A winglet is defined by its airfoil shape, profile, sweep angle and height. In case of the sweep angle, why does it always mean that the winglet is swept back. What is the disadvantage of having a front sweep angle
A winglet makes lift like a wing. That's why it's called a wing...let. It's basically a sail (originally they were called "tip sails") designed to exploit the otherwise wasted circulation of air from bottom to top around the tip, placed so that the local flow curling around the tip strikes it at a positive angle of attack. It makes lift/thrust and, being a wing, creates a downwash while doing so, which means some of the circulation is being redirected back the other way (an "outwash" in other words).
So the overall effect is the vortex field is weakened, and some its energy is used to make lift and/or thrust. If the winglet is straight up, its lift component is straight inboard and forward, and is purely thrust and a (wasted) bending moment on the winglet root (which leads to angled winglets).

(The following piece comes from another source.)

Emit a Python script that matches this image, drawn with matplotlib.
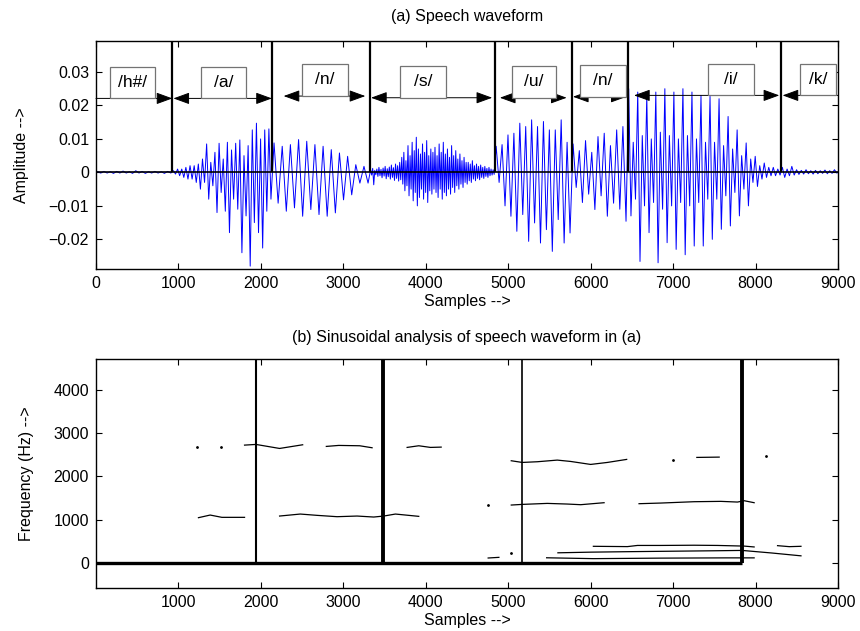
import numpy as np
import matplotlib
matplotlib.use("Agg")
from matplotlib import pyplot as plt
from matplotlib.patches import Rectangle

plt.rcParams['font.family'] = ['Liberation Sans', 'DejaVu Sans']
plt.rcParams['font.size'] = 11

# ---- (a) waveform: peak values, in units of 1e-3 ----
bounds = [0, 927, 2135, 3325, 4836, 5768, 6448, 8311, 9000]
phones = ["/h#/", "/a/", "/n/", "/s/", "/u/", "/n/", "/i/", "/k/"]

up_hh = [0.2, 0.3, 0.2, 0.3, 0.4, 0.2, 0.5, 0.3, 0.2, 0.3, 0.2, 0.3]
dn_hh = [-0.2, -0.2, -0.3, -0.2, -0.2, -0.3, -0.2, -0.3, -0.2, -0.2, -0.3, -0.2]
up_a = [0.5, 1, 1, 1.5, 2, 2, 2.5, 4, 8.5, 3, 6, 8.7, 4, 9, 6.7, 8.7, 9.7, 5, 8,
        12.7, 14.7, 10, 12.7, 13]
dn_a = [-0.5, -1, -1.5, -2, -2, -3, -5, -3, -8, -4, -12, -6, -11.6, -18, -8, -11,
        -24, -13, -28, -15, -18, -22.6, -11.6, -8]
up_n = [8.8, 7.8, 8.3, 9.8, 9.3, 8.3, 7.8, 6.8, 5.8, 4.8, 2.3, 1.8]
dn_n = [-9.2, -11.6, -10.6, -13.1, -11.1, -12.6, -13.1, -12.1, -8.2, -6.7, -3.2, -3.2]
up_s = [0.8, 1.2, 0.6, 1.0, 1.5, 0.9, 1.3, 1.8, 1.1, 1.6, 2.2, 1.4, 2.5, 2.0, 3.0,
        4.5, 6, 3.5, 8, 5, 9, 6.5, 10.5, 7, 5.5, 8.5, 6, 9.5, 5, 7, 6,
        7.5, 5, 8.5, 6, 9, 5.5, 7, 4.5, 8, 5, 6.5, 4, 5.5, 3.5, 4.5, 3,
        3, 2.5, 3.5, 2, 2.5, 1.8, 2.2, 1.5, 1.8, 1.2, 1.5, 1, 0.8]
dn_s = [-0.8, -3.7, -0.7, -1.2, -1.0, -1.6, -1.1, -1.9, -1.3, -2.0, -1.5, -2.4, -1.8, -2.6, -2.2,
        -3.5, -5.5, -4, -7, -5, -8.5, -6, -10, -7.5, -5, -8, -6, -9, -5.5, -6.5, -5,
        -6, -7.5, -5, -8, -6, -7, -5, -6.5, -4.5, -6, -4, -5, -3.5, -4.5, -3, -3.5,
        -2.5, -3, -2, -2.5, -1.8, -2.2, -1.5, -1.8, -1.2, -1.5, -1, -0.8, -0.6]
up_u = [7.8, 8.3, 11.2, 11.7, 14.7, 13.7, 15.7, 13.7, 15.2, 12.7, 12.7, 15.7, 9]
dn_u = [-3, -10, -13.1, -17.6, -12.6, -20.6, -15.1, -21.1, -17.1, -23.6, -14.1, -21.1, -18.1]
up_n2 = [8.5, 6.5, 9.5, 6, 10.7, 11.7, 8, 12.7, 13.7]
dn_n2 = [-4.5, -9, -6.5, -11.1, -7, -13.1, -9.2, -11, -14.6]
up_i = [25, 9, 24, 11, 23, 10, 24, 12, 25, 11, 24, 10, 25, 11, 24, 10, 23, 9,
        22.7, 9, 22, 8, 16.7, 7, 12.7, 5, 8.8, 4, 4.8, 2, 2.8, 1.5, 1.5, 1]
dn_i = [-13, -8, -26.6, -10, -18, -9, -27, -11, -21, -10, -23, -9, -24.6, -10,
        -22, -9, -22, -8, -20, -8, -17, -7, -16, -6, -13, -5, -10, -3, -4.2, -2,
        -1.5, -1, -1, -0.8]
up_k = [1.5, 1, 1.8, 0.8, 0.6, 0.8, 0.5, 0.6, 0.5, 0.7, 0.5, 0.8]
dn_k = [-1.5, -1, -0.8, -0.6, -0.5, -0.4, -0.5, -0.4, -0.3, -0.4, -0.3, -0.2]

ups = [up_hh, up_a, up_n, up_s, up_u, up_n2, up_i, up_k]
dns = [dn_hh, dn_a, dn_n, dn_s, dn_u, dn_n2, dn_i, dn_k]

# phoneme annotations
arrow_x0 = [0, 939, 2276, 3336, 4899, 5785, 6526, 8328]
arrow_x1 = [927, 2134, 3267, 4806, 5709, 6437, 8288, 9000]
arrow_y = [0.0221, 0.0221, 0.0228, 0.0223, 0.0223, 0.0226, 0.0230, 0.0230]
label_x = [445, 1550, 2776, 3968, 5310, 6150, 7703, 8761]
box_w = [550, 550, 550, 550, 540, 550, 550, 440]

# ---- (b) sinusoidal tracks (samples, Hz) ----
tracks = [
    ([1802, 1940, 2227, 2507], [2722, 2738, 2645, 2730]),
    ([2794, 2944, 3199, 3349], [2692, 2715, 2707, 2661]),
    ([3774, 3915, 4057, 4187], [2669, 2707, 2669, 2676]),
    ([1243, 1385, 1527, 1802], [1046, 1107, 1054, 1054]),
    ([2227, 2478, 2681, 2924, 3167, 3369, 3491, 3632, 3915],
     [1084, 1130, 1100, 1069, 1084, 1061, 1084, 1130, 1077]),
    ([5037, 5170, 5353, 5595, 5757, 6000, 6203, 6437],
     [2361, 2322, 2338, 2376, 2345, 2276, 2322, 2392]),
    ([7288, 7559], [2438, 2445]),
    ([5037, 5170, 5474, 5717, 5879, 6163], [1338, 1353, 1376, 1361, 1346, 1392]),
    ([6587, 6850, 7255, 7579, 7781, 7862, 7983], [1369, 1384, 1415, 1423, 1407, 1438, 1392]),
    ([6033, 6446, 6568, 6850, 7255, 7539, 7862, 7983], [385, 378, 405, 405, 410, 405, 390, 370]),
    ([5603, 6000, 6500, 7000, 7500, 7837, 8200, 8551], [235, 250, 262, 272, 282, 290, 230, 165]),
    ([5466, 6033, 6843, 7652, 7983], [120, 100, 112, 118, 118]),
    ([4757, 4887], [115, 130]),
    ([8267, 8409, 8551], [400, 377, 385]),
]
dots_x = [1231, 1519, 7004, 8130, 4757, 5037]
dots_y = [2669, 2669, 2384, 2461, 1346, 231]

# boundary lines in (b)
vline_x = [1940, 3483, 5172, 7837]
vline_w = [1.5, 2.8, 1.2, 2.8]

fig = plt.figure(figsize=(8.6, 6.31), dpi=100)
ax1 = fig.add_axes([0.1116, 0.574, 0.8628, 0.3613])
ax2 = fig.add_axes([0.1116, 0.068, 0.8628, 0.363])

# waveform
xs, ys = [], []
for i in range(len(ups)):
    a, b = bounds[i], bounds[i + 1]
    n = len(ups[i])
    step = (b - a) / n
    k = np.arange(n)
    xx = np.empty(2 * n)
    yy = np.empty(2 * n)
    xx[0::2] = a + (k + 0.25) * step
    xx[1::2] = a + (k + 0.75) * step
    yy[0::2] = np.array(ups[i]) * 1e-3
    yy[1::2] = np.array(dns[i]) * 1e-3
    xs.append(xx)
    ys.append(yy)
xs = np.concatenate([[0], *xs, [9000]])
ys = np.concatenate([[0], *ys, [0]])
ax1.plot(xs, ys, color='b', lw=0.7)

ymin1, ymax1 = -0.0288, 0.0393
ax1.axhline(0, color='k', lw=1.2)
ax1.vlines(bounds[1:-1], 0, ymax1, color='k', lw=1.6)

for i in range(len(phones)):
    if i == 0:
        st = '-|>'
    elif i == len(phones) - 1:
        st = '<|-'
    else:
        st = '<|-|>'
    ax1.annotate('', xy=(arrow_x1[i], arrow_y[i]), xytext=(arrow_x0[i], arrow_y[i]),
                 arrowprops=dict(arrowstyle=st + ',head_length=1.1,head_width=0.4',
                                 color='k', lw=0.7, shrinkA=0, shrinkB=0,
                                 mutation_scale=9))
    ax1.add_patch(Rectangle((label_x[i] - box_w[i] / 2, arrow_y[i]), box_w[i], 0.0095,
                            fc='white', ec='0.45', lw=0.9, zorder=3))
    ax1.text(label_x[i], arrow_y[i] + 0.0048, phones[i], ha='center', va='center',
             fontsize=12.5, zorder=4)

ax1.set_xlim(0, 9000)
ax1.set_ylim(ymin1, ymax1)
ax1.set_xticks(np.arange(0, 9001, 1000))
ax1.set_yticks([-0.02, -0.01, 0, 0.01, 0.02, 0.03])
ax1.set_yticklabels(['\u22120.02', '\u22120.01', '0', '0.01', '0.02', '0.03'])
ax1.set_title('(a) Speech waveform', fontsize=11.5, pad=14)
ax1.set_xlabel('Samples -->', labelpad=2, fontsize=11.5)
ax1.set_ylabel('Amplitude -->', labelpad=14, fontsize=11.5)

# sinusoidal analysis
ymin2, ymax2 = -580, 4710
ax2.plot([0, vline_x[-1]], [0, 0], color='k', lw=2.4, solid_capstyle='butt')
for x, w in zip(vline_x, vline_w):
    ax2.plot([x, x], [0, ymax2], color='k', lw=w, solid_capstyle='butt')
for tx, ty in tracks:
    ax2.plot(tx, ty, color='k', lw=0.9)
ax2.plot(dots_x, dots_y, '.', color='k', ms=2)

ax2.set_xlim(0, 9000)
ax2.set_ylim(ymin2, ymax2)
ax2.set_xticks(np.arange(1000, 9001, 1000))
ax2.set_yticks(np.arange(0, 4001, 1000))
ax2.set_title('(b) Sinusoidal analysis of speech waveform in (a)', fontsize=11.5, pad=12)
ax2.set_xlabel('Samples -->', labelpad=2, fontsize=11.5)
ax2.set_ylabel('Frequency (Hz) -->', labelpad=14, fontsize=11.5)

for ax in (ax1, ax2):
    ax.tick_params(direction='in', top=True, right=True, length=4, width=0.8,
                   labelsize=11.5, pad=5)
    for s in ax.spines.values():
        s.set_linewidth(1.0)

fig.savefig('out.png', dpi=100)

If it's angled, its lift component is a combination of vertical lift that contributes to holding up the plane, and thrust. So the dihedral angle is a function of how much the designer wanted the winglet's lift force to be extra lift and how much was to be thrust, the resulting angle being a compromise sweet spot between inboard lift and vertical lift in that particular wing's tip flow pattern (nobody seems to use straight up winglets any more).
The sweep angle is for the same reason the main wing is swept, to reduce high Mach# drag (remember it's not just a fin "blocking" airflow; it's a wing making lift like the main wing), and also to place the winglet in the optimal location in the circulation for exploiting the energy in the flow.
Simply because it's easier to pull something bendy than to push it.
When you load a forward swept aerofoil, it will bend in a direction that increases the load, so it has to be stronger (and heavier) than a rearward swept aerofoil.
The technical term is 'aeroelasticity'.